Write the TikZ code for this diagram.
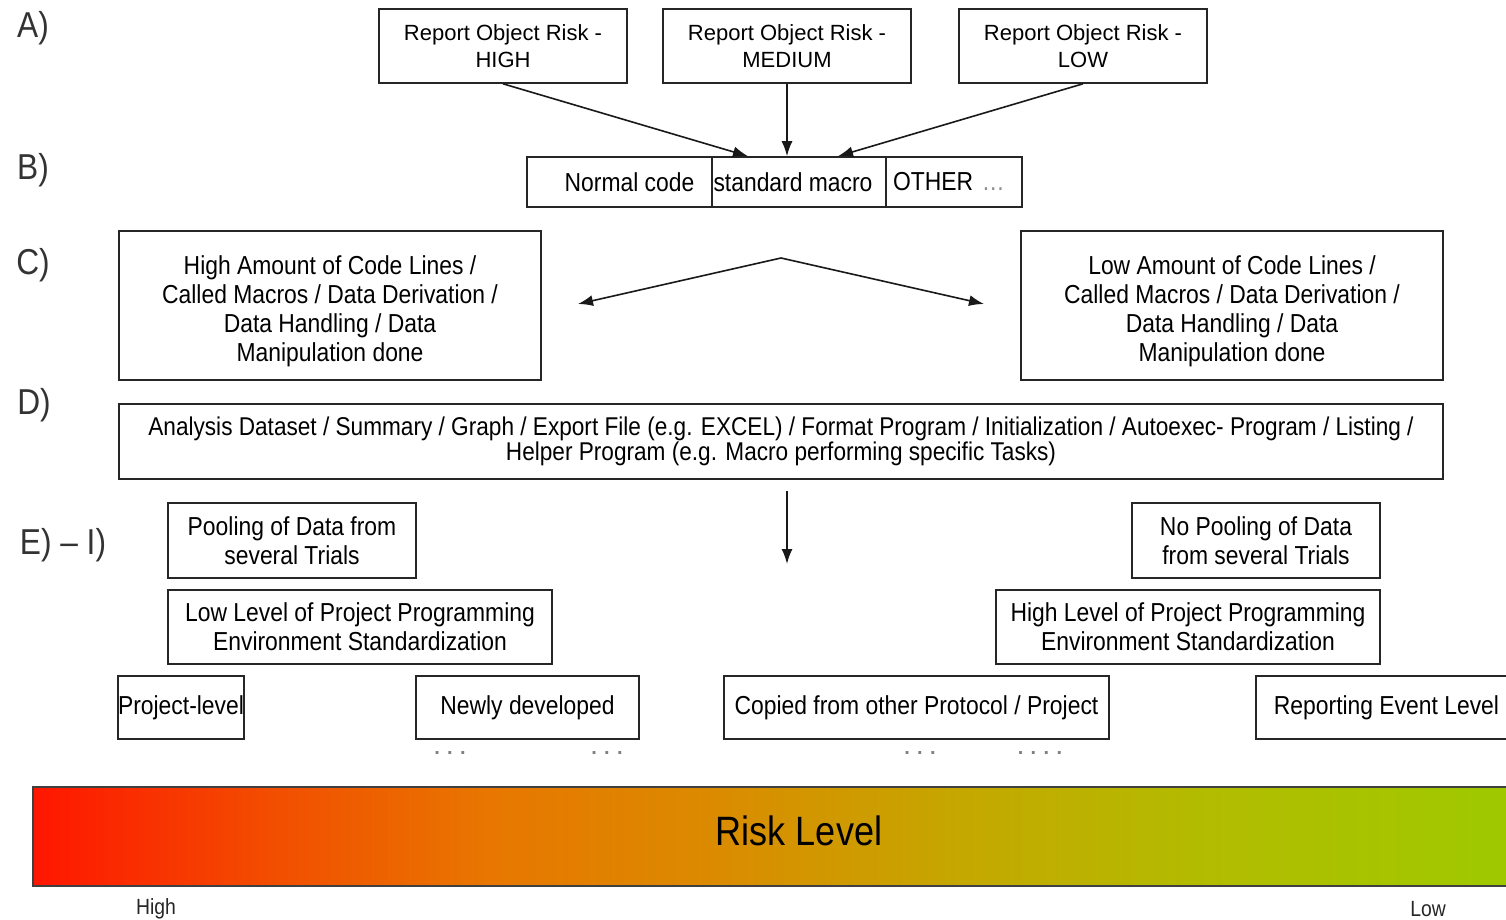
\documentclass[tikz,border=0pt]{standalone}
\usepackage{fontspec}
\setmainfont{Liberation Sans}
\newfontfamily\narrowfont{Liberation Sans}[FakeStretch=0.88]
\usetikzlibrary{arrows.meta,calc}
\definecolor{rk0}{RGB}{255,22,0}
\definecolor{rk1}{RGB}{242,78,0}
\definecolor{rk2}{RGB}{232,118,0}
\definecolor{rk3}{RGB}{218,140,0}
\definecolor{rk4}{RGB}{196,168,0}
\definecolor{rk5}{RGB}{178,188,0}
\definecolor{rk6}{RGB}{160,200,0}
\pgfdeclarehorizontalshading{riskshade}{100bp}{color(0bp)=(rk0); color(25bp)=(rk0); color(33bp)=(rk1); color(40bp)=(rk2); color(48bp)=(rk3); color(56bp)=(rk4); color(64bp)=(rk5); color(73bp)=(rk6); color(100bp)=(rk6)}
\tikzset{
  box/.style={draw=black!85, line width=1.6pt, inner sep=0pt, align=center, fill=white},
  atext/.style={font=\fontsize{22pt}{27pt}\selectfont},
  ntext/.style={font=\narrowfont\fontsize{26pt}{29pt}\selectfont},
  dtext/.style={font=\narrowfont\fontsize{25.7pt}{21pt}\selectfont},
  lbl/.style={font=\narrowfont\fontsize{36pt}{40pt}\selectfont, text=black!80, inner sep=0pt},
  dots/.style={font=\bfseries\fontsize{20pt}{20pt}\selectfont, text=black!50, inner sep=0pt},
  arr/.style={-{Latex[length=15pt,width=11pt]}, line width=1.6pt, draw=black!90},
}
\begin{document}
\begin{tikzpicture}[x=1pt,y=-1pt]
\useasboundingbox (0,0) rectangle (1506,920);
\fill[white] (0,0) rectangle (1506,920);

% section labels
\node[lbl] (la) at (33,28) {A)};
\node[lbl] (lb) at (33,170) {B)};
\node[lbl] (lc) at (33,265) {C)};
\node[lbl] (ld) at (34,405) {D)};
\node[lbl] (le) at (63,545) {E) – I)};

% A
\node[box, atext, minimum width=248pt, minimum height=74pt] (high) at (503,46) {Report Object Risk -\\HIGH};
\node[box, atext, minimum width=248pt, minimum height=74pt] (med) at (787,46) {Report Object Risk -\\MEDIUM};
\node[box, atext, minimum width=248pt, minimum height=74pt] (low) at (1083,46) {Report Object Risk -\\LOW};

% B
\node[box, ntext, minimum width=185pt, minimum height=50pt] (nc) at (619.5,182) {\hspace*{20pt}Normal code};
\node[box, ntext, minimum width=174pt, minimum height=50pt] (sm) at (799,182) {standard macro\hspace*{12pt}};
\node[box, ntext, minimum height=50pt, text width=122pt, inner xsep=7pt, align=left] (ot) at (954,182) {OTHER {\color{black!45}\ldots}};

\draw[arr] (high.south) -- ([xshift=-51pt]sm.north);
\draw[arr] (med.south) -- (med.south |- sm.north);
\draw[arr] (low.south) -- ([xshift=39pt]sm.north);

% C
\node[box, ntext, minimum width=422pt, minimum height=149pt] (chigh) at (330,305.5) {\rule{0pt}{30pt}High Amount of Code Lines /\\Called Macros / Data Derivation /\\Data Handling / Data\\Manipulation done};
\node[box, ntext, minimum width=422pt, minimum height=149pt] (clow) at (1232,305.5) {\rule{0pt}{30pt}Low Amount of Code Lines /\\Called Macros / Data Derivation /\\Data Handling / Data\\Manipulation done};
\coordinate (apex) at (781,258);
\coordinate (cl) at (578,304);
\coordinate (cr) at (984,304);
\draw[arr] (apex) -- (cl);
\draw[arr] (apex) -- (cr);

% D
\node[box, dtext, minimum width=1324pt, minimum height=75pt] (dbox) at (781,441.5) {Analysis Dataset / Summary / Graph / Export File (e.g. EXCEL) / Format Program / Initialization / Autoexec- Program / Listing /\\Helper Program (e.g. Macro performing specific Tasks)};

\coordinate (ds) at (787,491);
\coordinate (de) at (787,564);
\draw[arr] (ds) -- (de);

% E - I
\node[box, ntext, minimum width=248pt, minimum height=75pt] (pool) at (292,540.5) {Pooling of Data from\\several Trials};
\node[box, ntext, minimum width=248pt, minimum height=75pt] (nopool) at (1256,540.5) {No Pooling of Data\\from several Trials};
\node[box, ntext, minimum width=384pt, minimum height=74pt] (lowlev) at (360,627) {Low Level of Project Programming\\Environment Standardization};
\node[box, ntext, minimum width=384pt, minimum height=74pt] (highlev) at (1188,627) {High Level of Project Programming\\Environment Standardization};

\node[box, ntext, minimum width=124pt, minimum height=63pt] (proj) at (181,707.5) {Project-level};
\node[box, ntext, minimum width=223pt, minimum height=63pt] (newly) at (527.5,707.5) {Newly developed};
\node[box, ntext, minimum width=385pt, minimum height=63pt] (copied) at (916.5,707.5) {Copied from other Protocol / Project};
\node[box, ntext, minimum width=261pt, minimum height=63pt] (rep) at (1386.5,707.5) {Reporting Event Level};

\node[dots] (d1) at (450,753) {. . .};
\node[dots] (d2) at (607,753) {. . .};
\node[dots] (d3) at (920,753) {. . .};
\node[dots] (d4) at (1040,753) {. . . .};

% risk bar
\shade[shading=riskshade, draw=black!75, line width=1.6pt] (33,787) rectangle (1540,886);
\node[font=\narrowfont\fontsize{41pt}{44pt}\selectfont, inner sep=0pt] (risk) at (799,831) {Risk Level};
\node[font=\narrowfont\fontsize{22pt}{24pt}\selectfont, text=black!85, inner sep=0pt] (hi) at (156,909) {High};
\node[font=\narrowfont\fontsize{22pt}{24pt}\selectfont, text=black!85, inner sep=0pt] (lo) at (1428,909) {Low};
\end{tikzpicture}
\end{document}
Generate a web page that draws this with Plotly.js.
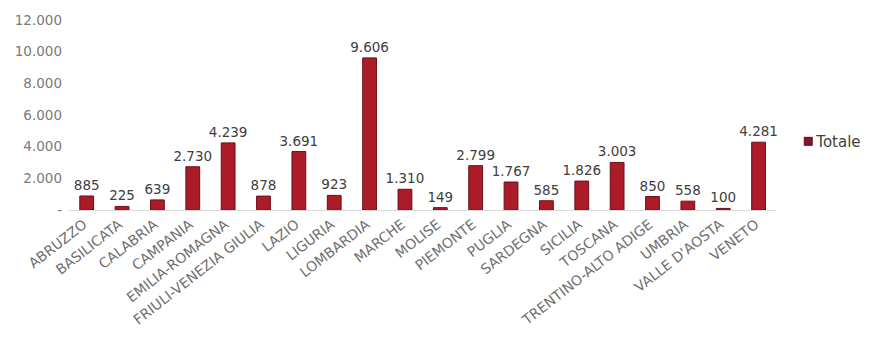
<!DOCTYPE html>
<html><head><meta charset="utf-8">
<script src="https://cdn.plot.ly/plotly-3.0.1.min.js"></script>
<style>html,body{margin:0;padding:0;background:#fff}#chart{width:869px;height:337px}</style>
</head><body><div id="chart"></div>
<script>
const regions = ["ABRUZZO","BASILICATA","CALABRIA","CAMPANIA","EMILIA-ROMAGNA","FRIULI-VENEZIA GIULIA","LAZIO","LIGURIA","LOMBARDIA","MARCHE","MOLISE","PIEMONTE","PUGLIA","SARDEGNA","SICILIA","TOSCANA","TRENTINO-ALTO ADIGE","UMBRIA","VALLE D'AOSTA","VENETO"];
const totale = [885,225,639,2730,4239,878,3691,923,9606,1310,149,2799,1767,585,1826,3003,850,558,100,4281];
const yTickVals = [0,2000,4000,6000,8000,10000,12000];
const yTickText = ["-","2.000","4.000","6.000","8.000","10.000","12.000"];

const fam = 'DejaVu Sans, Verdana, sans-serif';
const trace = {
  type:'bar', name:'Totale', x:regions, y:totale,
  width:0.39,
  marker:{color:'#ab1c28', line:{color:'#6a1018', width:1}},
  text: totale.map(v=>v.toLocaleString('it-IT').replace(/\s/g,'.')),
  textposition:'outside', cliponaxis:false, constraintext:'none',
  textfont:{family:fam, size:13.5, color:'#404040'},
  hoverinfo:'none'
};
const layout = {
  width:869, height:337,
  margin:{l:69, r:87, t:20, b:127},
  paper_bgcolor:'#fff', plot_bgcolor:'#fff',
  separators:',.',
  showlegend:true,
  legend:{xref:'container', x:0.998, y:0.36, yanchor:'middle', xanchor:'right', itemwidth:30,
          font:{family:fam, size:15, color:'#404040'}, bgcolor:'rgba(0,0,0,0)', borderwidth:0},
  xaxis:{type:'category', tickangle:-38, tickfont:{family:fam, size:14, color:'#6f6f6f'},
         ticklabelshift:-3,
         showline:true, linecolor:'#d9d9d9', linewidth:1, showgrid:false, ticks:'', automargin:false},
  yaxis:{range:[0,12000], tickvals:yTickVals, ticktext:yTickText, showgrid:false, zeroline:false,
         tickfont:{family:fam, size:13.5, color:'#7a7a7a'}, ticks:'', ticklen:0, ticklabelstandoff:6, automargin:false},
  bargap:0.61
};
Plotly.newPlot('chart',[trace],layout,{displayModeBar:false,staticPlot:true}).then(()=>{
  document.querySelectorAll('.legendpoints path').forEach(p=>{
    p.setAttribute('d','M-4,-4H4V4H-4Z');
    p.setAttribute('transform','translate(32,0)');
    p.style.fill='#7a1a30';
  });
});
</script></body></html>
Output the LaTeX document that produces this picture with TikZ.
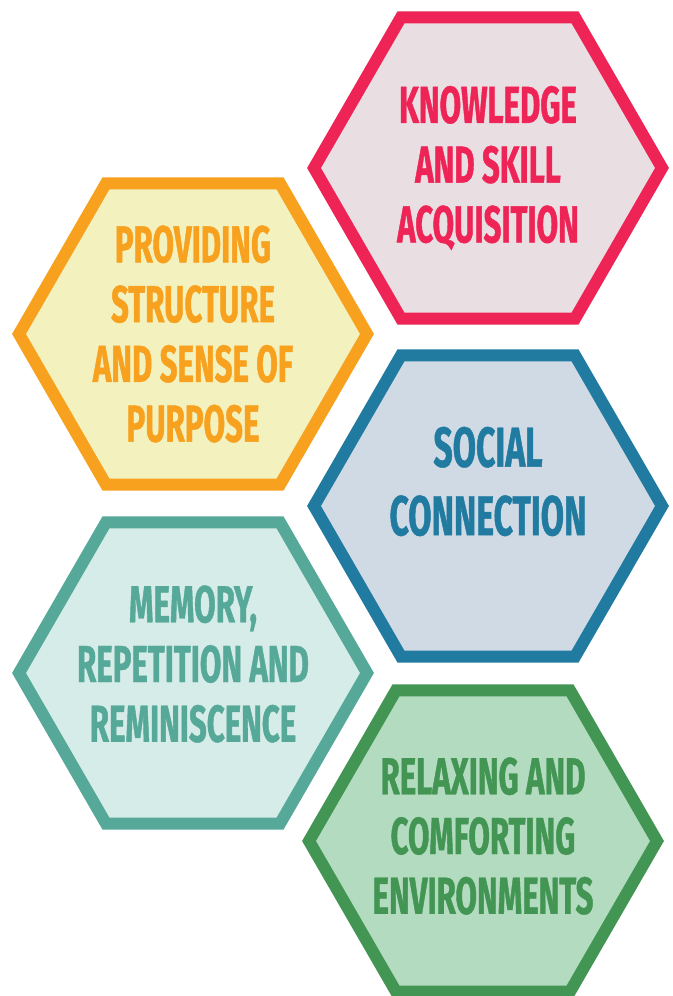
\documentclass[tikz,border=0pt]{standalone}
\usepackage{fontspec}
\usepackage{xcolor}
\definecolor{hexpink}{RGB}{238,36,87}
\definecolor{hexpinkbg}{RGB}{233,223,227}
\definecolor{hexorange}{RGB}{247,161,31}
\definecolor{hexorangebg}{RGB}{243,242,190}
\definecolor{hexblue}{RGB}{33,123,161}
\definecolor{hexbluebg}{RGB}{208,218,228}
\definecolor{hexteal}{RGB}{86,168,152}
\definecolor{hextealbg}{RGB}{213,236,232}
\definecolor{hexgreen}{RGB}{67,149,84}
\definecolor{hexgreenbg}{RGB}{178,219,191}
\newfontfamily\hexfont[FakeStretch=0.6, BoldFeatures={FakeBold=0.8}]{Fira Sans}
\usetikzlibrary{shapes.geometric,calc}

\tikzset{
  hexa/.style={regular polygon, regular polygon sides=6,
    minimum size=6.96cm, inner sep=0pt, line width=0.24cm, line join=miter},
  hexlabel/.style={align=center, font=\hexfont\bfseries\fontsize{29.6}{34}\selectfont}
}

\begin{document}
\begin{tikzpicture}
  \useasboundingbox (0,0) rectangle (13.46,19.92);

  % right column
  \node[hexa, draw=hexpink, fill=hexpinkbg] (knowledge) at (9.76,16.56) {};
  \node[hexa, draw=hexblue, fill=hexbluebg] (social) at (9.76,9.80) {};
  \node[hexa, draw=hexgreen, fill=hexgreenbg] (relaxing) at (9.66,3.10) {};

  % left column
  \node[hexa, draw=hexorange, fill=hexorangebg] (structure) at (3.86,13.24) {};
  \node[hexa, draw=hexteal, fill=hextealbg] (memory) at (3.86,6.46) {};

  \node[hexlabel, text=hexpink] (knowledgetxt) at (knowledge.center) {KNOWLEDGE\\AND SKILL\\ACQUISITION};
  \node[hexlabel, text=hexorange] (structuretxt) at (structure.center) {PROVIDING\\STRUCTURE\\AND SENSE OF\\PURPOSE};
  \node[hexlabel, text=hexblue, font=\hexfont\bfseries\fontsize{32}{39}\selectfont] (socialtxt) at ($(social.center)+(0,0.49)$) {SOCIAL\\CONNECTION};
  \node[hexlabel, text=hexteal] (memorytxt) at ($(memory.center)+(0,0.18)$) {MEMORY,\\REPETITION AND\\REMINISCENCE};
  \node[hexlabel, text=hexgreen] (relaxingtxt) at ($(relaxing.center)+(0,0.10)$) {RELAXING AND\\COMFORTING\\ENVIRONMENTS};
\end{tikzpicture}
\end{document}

_ _ _ _ _

EXERCISE = Quote, please, every line of the material above from its start through the line that has "minimum height=50pt, text", reproducing the words exactly and dropping any images.

REPLY =
Write the TikZ code for this diagram.
\documentclass[tikz,border=0pt]{standalone}
\usepackage{fontspec}
\setmainfont{Liberation Sans}
\newfontfamily\narrowfont{Liberation Sans}[FakeStretch=0.88]
\usetikzlibrary{arrows.meta,calc}
\definecolor{rk0}{RGB}{255,22,0}
\definecolor{rk1}{RGB}{242,78,0}
\definecolor{rk2}{RGB}{232,118,0}
\definecolor{rk3}{RGB}{218,140,0}
\definecolor{rk4}{RGB}{196,168,0}
\definecolor{rk5}{RGB}{178,188,0}
\definecolor{rk6}{RGB}{160,200,0}
\pgfdeclarehorizontalshading{riskshade}{100bp}{color(0bp)=(rk0); color(25bp)=(rk0); color(33bp)=(rk1); color(40bp)=(rk2); color(48bp)=(rk3); color(56bp)=(rk4); color(64bp)=(rk5); color(73bp)=(rk6); color(100bp)=(rk6)}
\tikzset{
  box/.style={draw=black!85, line width=1.6pt, inner sep=0pt, align=center, fill=white},
  atext/.style={font=\fontsize{22pt}{27pt}\selectfont},
  ntext/.style={font=\narrowfont\fontsize{26pt}{29pt}\selectfont},
  dtext/.style={font=\narrowfont\fontsize{25.7pt}{21pt}\selectfont},
  lbl/.style={font=\narrowfont\fontsize{36pt}{40pt}\selectfont, text=black!80, inner sep=0pt},
  dots/.style={font=\bfseries\fontsize{20pt}{20pt}\selectfont, text=black!50, inner sep=0pt},
  arr/.style={-{Latex[length=15pt,width=11pt]}, line width=1.6pt, draw=black!90},
}
\begin{document}
\begin{tikzpicture}[x=1pt,y=-1pt]
\useasboundingbox (0,0) rectangle (1506,920);
\fill[white] (0,0) rectangle (1506,920);

% section labels
\node[lbl] (la) at (33,28) {A)};
\node[lbl] (lb) at (33,170) {B)};
\node[lbl] (lc) at (33,265) {C)};
\node[lbl] (ld) at (34,405) {D)};
\node[lbl] (le) at (63,545) {E) – I)};

% A
\node[box, atext, minimum width=248pt, minimum height=74pt] (high) at (503,46) {Report Object Risk -\\HIGH};
\node[box, atext, minimum width=248pt, minimum height=74pt] (med) at (787,46) {Report Object Risk -\\MEDIUM};
\node[box, atext, minimum width=248pt, minimum height=74pt] (low) at (1083,46) {Report Object Risk -\\LOW};

% B
\node[box, ntext, minimum width=185pt, minimum height=50pt] (nc) at (619.5,182) {\hspace*{20pt}Normal code};
\node[box, ntext, minimum width=174pt, minimum height=50pt] (sm) at (799,182) {standard macro\hspace*{12pt}};
\node[box, ntext, minimum height=50pt, text width=122pt, inner xsep=7pt, align=left] (ot) at (954,182) {OTHER {\color{black!45}\ldots}};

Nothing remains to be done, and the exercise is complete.